- Name: HMS Standard
- Acquired: 1941
- Commissioned: 15 January 1942
- Decommissioned: 13 July 1945
- Type: Shore establishment

= HMS Standard (shore establishment) =

HMS Standard was a British Royal Navy shore establishment between 1942 and 1945. Situated well away from the sea near Kielder in Northumberland, the base was an assessment and rehabilitation centre for naval personnel diagnosed with personality disorders.

==Origins==
Prior to the Second World War the Ministry of Labour had established a number of training centres for unemployed men, one of these was Kielder Camp. In 1941 the Navy was growing increasingly concerned about the number of men suffering from behavioural problems, which prevented them from carrying out full duties. A variety of locations were considered before it was decided to take over the by now deserted labour camp near Kielder. Although the camp was taken over in 1941 it was not until early 1942 that it was commissioned as HMS Standard and the first men posted there.

==Personnel==
Men posted to the base fell into three categories; those with low morale, men of temperamental instability, and malingerers. The aim was to return these men not necessarily to active service but to some form of effective service.

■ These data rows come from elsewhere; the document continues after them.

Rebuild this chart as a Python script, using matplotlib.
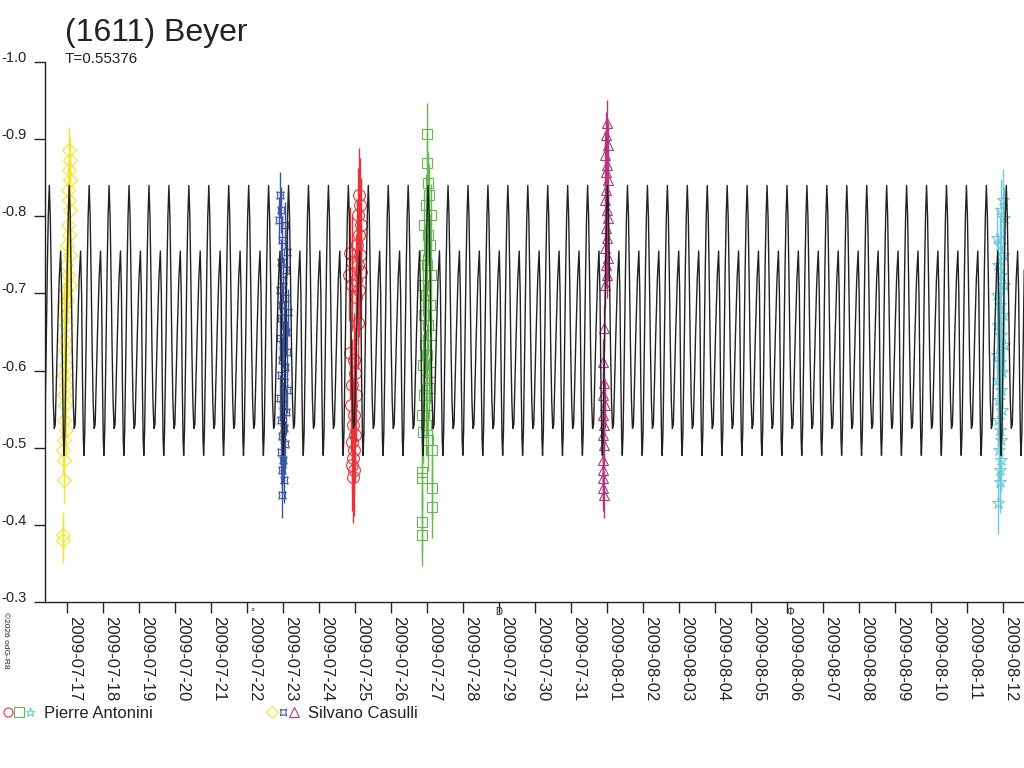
import numpy as np
import pandas as pd
import matplotlib
matplotlib.use('Agg')
import matplotlib.pyplot as plt
from matplotlib.lines import Line2D
from matplotlib.legend_handler import HandlerTuple

plt.rcParams['font.family'] = ['Liberation Sans', 'DejaVu Sans']

# time axis: days since 2009-07-17 00:00 UT
tick_dates = pd.date_range('2009-07-17', '2009-08-12', freq='D')
tick_labels = [d.strftime('%Y-%m-%d') for d in tick_dates]
tick_days = np.arange(len(tick_dates))

# model lightcurve, one period, repeated with T
period = 0.55376
epoch = -0.492
shape_phase = [0.00, 0.05, 0.10, 0.15, 0.20, 0.25, 0.30, 0.35, 0.42, 0.50,
               0.57, 0.62, 0.67, 0.71, 0.74, 0.78, 0.84, 0.90, 0.95]
shape_mag = [-0.84, -0.80, -0.72, -0.63, -0.56, -0.525, -0.53, -0.58, -0.65, -0.72,
             -0.755, -0.70, -0.58, -0.51, -0.49, -0.52, -0.62, -0.73, -0.80]
cycles = np.arange(-2, 51)

# observations (days since 2009-07-17, magnitude)
yel_t = [0.056, 0.083, 0.056, 0.083, 0.028, 0.056, 0.083, 0.028, 0.056, 0.0,
         0.083, -0.028, 0.028, 0.083, -0.028, 0.0, -0.083, -0.056, -0.028, -0.083,
         -0.056, -0.028, -0.083, -0.028, -0.083, -0.056, -0.083, -0.028, -0.083, -0.111,
         -0.083, -0.083, -0.111, -0.111]
yel_m = [-0.886, -0.873, -0.860, -0.847, -0.834, -0.821, -0.808, -0.789, -0.776, -0.763,
         -0.750, -0.737, -0.724, -0.711, -0.704, -0.691, -0.685, -0.672, -0.659, -0.640,
         -0.627, -0.607, -0.594, -0.581, -0.568, -0.555, -0.536, -0.523, -0.510, -0.497,
         -0.484, -0.458, -0.387, -0.380]

blue_t = [5.917, 5.944, 5.889, 6.056, 5.972, 6.111, 5.944, 6.083, 6.000, 5.917,
          6.056, 5.972, 6.139, 5.944, 6.028, 6.083, 5.917, 6.000, 6.111, 5.972,
          6.056, 5.944, 6.028, 6.111, 5.917, 6.000, 6.083, 5.944, 6.028, 5.972,
          6.056, 5.944, 6.000, 5.972, 6.028, 5.972]
blue_m = [-0.828, -0.808, -0.795, -0.789, -0.769, -0.754, -0.741, -0.730, -0.717, -0.704,
          -0.694, -0.685, -0.676, -0.668, -0.659, -0.650, -0.642, -0.633, -0.624, -0.614,
          -0.605, -0.594, -0.585, -0.575, -0.564, -0.555, -0.546, -0.536, -0.526, -0.515,
          -0.505, -0.494, -0.484, -0.471, -0.458, -0.439]

red_t = [8.111, 8.139, 8.083, 8.167, 8.111, 8.056, 8.139, 7.861, 7.917, 8.083,
         8.167, 7.833, 8.028, 7.917, 8.111, 8.028, 8.083, 7.861, 7.972, 8.000,
         7.917, 8.028, 7.889, 7.972, 7.944, 8.000, 7.917, 7.972, 7.944, 7.917,
         7.972, 7.944]
red_m = [-0.828, -0.815, -0.802, -0.789, -0.776, -0.763, -0.750, -0.752, -0.741, -0.737,
         -0.728, -0.724, -0.717, -0.711, -0.704, -0.695, -0.662, -0.623, -0.614, -0.597,
         -0.581, -0.568, -0.555, -0.542, -0.529, -0.516, -0.507, -0.497, -0.487, -0.478,
         -0.471, -0.462]

green_t = [10.000, 10.000, 10.028, 10.056, 9.972, 10.111, 9.917, 10.028, 10.083, 9.944,
           10.000, 10.111, 9.889, 9.972, 10.083, 9.917, 10.028, 10.111, 9.944, 10.000,
           9.889, 10.083, 9.972, 10.056, 9.917, 10.000, 9.861, 9.972, 9.889, 10.028,
           10.139, 9.861, 9.861, 10.139, 10.139, 9.861, 9.861]
green_m = [-0.907, -0.869, -0.843, -0.828, -0.815, -0.802, -0.789, -0.776, -0.763, -0.750,
           -0.737, -0.724, -0.711, -0.698, -0.685, -0.672, -0.659, -0.646, -0.633, -0.620,
           -0.607, -0.598, -0.588, -0.577, -0.568, -0.555, -0.542, -0.529, -0.520, -0.510,
           -0.497, -0.468, -0.461, -0.448, -0.423, -0.404, -0.387]

mag_t = [15.000, 14.972, 15.028, 14.944, 15.000, 14.972, 15.028, 14.972, 14.944, 15.000,
         15.028, 14.972, 15.000, 14.944, 15.028, 14.972, 15.000, 14.944, 14.917, 14.889,
         14.917, 14.889, 14.944, 14.889, 14.917, 14.889, 14.917, 14.889, 14.889, 14.889,
         14.889, 14.917]
mag_m = [-0.921, -0.905, -0.892, -0.879, -0.866, -0.857, -0.847, -0.834, -0.821, -0.808,
         -0.798, -0.785, -0.772, -0.759, -0.746, -0.737, -0.724, -0.711, -0.655, -0.611,
         -0.584, -0.568, -0.555, -0.542, -0.529, -0.516, -0.503, -0.484, -0.471, -0.461,
         -0.448, -0.439]

cyan_t = [26.000, 25.944, 26.028, 25.833, 25.917, 26.000, 25.861, 25.944, 26.028, 25.833,
          25.917, 26.000, 25.861, 25.944, 26.028, 25.833, 25.917, 25.972, 25.861, 25.944,
          25.889, 25.972, 25.861, 25.917, 25.944, 25.889, 25.944, 25.917, 25.917, 25.861]
cyan_m = [-0.821, -0.808, -0.798, -0.772, -0.763, -0.750, -0.737, -0.724, -0.711, -0.698,
          -0.685, -0.672, -0.659, -0.646, -0.633, -0.620, -0.611, -0.598, -0.588, -0.575,
          -0.562, -0.549, -0.536, -0.523, -0.510, -0.497, -0.484, -0.471, -0.456, -0.428]

session_err = [0.03, 0.03, 0.06, 0.04, 0.03, 0.04]

# moon phases near the axis
moon_days = [5.14, 12.0, 20.1]
moon_signs = ['\u00b0', 'D', '\u03a6']

fig = plt.figure(figsize=(10.24, 7.68), dpi=100)
ax = fig.add_axes([45 / 1024, 1 - 602 / 768, 1 - 45 / 1024, 540 / 768])

model_t = (epoch + (cycles[:, None] + np.array(shape_phase)[None, :]) * period).ravel()
model_m = np.tile(shape_mag, len(cycles))
ax.plot(model_t, model_m, color='#222222', lw=1.0, zorder=5)

sessions = [
    (yel_t, yel_m, 'D', '#F2E52B', 7),
    (blue_t, blue_m, (4, 1, 45), '#3A55A4', 7.5),
    (red_t, red_m, 'o', '#E8333B', 8.5),
    (green_t, green_m, 's', '#62B94D', 7),
    (mag_t, mag_m, '^', '#B5357F', 7),
    (cyan_t, cyan_m, '*', '#6BCBD8', 9),
]
for (t, m, mk, col, ms), err in zip(sessions, session_err):
    ax.errorbar(t, m, yerr=err, fmt='', marker=mk, linestyle='none', mfc='none',
                mec=col, ecolor=col, ms=ms, mew=0.8, elinewidth=1.0, capsize=0,
                zorder=3)

ax.set_xlim(-0.611, 26.58)
ax.set_ylim(-0.3, -1.0)

ax.set_yticks(np.arange(-1.0, -0.25, 0.1))
ax.set_yticklabels(['%.1f' % v for v in np.arange(-1.0, -0.25, 0.1)], va='baseline')
ax.set_xticks(tick_days)
ax.set_xticklabels(tick_labels, rotation=-90, ha='left', va='top')

ax.tick_params(axis='both', direction='out', length=8, width=1, colors='#222222',
               labelcolor='#222222')
ax.tick_params(axis='y', pad=5, labelsize=10.5)
ax.tick_params(axis='x', pad=2, labelsize=12)
for s in ['top', 'right']:
    ax.spines[s].set_visible(False)
for s in ['left', 'bottom']:
    ax.spines[s].set_color('#222222')
    ax.spines[s].set_linewidth(1)

for d, sign in zip(moon_days, moon_signs):
    ax.text(d, -0.293, sign, fontsize=7, ha='center', va='top', color='#222222',
            clip_on=False)

fig.text(65 / 1024, 1 - 41 / 768, '(1611) Beyer', fontsize=23, color='#222222',
         va='baseline', ha='left')
fig.text(65 / 1024, 1 - 63 / 768, 'T=0.55376', fontsize=11, color='#222222',
         va='baseline', ha='left')
fig.text(2 / 1024, 1 - 612 / 768, '\u00a92026 odG-R8', fontsize=6, rotation=-90,
         ha='left', va='top', color='#222222')

def keys(idx):
    return tuple(Line2D([], [], ls='none', marker=sessions[i][2], mfc='none',
                        mec=sessions[i][3], ms=6.5, mew=0.8) for i in idx)

for idx, name, x0 in [((2, 3, 5), 'Pierre Antonini', 2), ((0, 1, 4), 'Silvano Casulli', 266)]:
    fig.legend([keys(idx)], [name], loc='center left',
               bbox_to_anchor=(x0 / 1024, 1 - 713 / 768), frameon=False,
               handler_map={tuple: HandlerTuple(ndivide=None, pad=0.0)},
               handlelength=2.0, handletextpad=0.5, borderpad=0, borderaxespad=0,
               fontsize=12, labelcolor='#222222')

fig.savefig('out.png', dpi=100)
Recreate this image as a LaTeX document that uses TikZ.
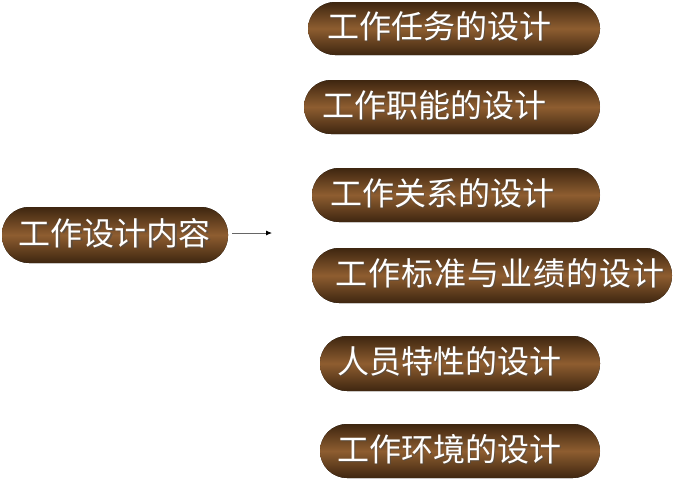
\documentclass[tikz,border=0pt]{standalone}
\usepackage{fontspec}
\newfontfamily\cjk{Noto Sans CJK SC}
\usetikzlibrary{arrows.meta}
\definecolor{brdark}{HTML}{3E2610}
\definecolor{brmid}{HTML}{8E5D30}
\tikzset{
  pill/.style={draw=none, rounded corners=27pt, top color=brdark, bottom color=brdark, middle color=brmid, inner sep=0pt},
  lbl/.style={text=white, font=\cjk\fontsize{32}{34}\selectfont, inner sep=0pt},
  shd/.style={text=black!70, font=\cjk\fontsize{32}{34}\selectfont, inner sep=0pt, opacity=0.6}
}
\newcommand{\mypill}[7]{%
  % name, x1, y1, x2, y2, textx, text
  \fill[pill] (#2,#3) rectangle (#4,#5);
  \coordinate (#1) at ({(#2+#4)/2},{(#3+#5)/2});
  \node[shd] at (#6+1.2,{(#3+#5)/2-0.8}) {#7};
  \node[lbl] (#1t) at (#6,{(#3+#5)/2-2}) {#7};
}
\begin{document}
\begin{tikzpicture}[x=1pt,y=-1pt]
\useasboundingbox (0,0) rectangle (680,480);
\mypill{m}{2}{207}{228}{263}{115}{工作设计内容}
\mypill{a}{308}{2}{600}{55}{439}{工作任务的设计}
\mypill{b}{304}{80}{600}{134}{434}{工作职能的设计}
\mypill{c}{312}{168}{600}{222}{442}{工作关系的设计}
\mypill{d}{312}{248}{672}{303}{500}{\addfontfeature{LetterSpace=3}工作标准与业绩的设计}
\mypill{e}{320}{336}{600}{391}{449}{人员特性的设计}
\mypill{f}{320}{424}{600}{478}{449}{工作环境的设计}
\coordinate (as) at (232,233);
\coordinate (ae) at (272,233);
\draw[black!60, line width=0.8pt, -{Latex[length=6pt,width=5pt,black]}] (as) -- (ae);
\end{tikzpicture}
\end{document}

The base was not a hospital, it was under the command of officers of the Royal Navy executive branch rather than Royal Naval Medical Service, although two Royal Navy psychiatrists were assigned to the base staff.

==Regime==
The regime of the base had an emphasis on physical labour and education to support the overall aim of returning the men to effective service. Rather than a general regime, each man was assessed and a personalised regime of work, recreation and education established.

==Statistics==
During the three years HMS Standard was operational, 842 men were assessed of whom 680 were classed as 'successes' because they were drafted to other duties within the Navy with the average period at Standard being four months. Of those redrafted the records are incomplete but some performed well enough to be decorated, while over 100 were the subject later in their service careers of bad reports. The remaining 162 men were all discharged from the Navy.

==Closure==
HMS Standard was decommissioned in July 1945 after the end of the war in Europe, subsequently the camp became a labour camp for Polish refugees before becoming a Forestry Commission depot. The site of the camp was flooded with the creation of Kielder Water in 1980.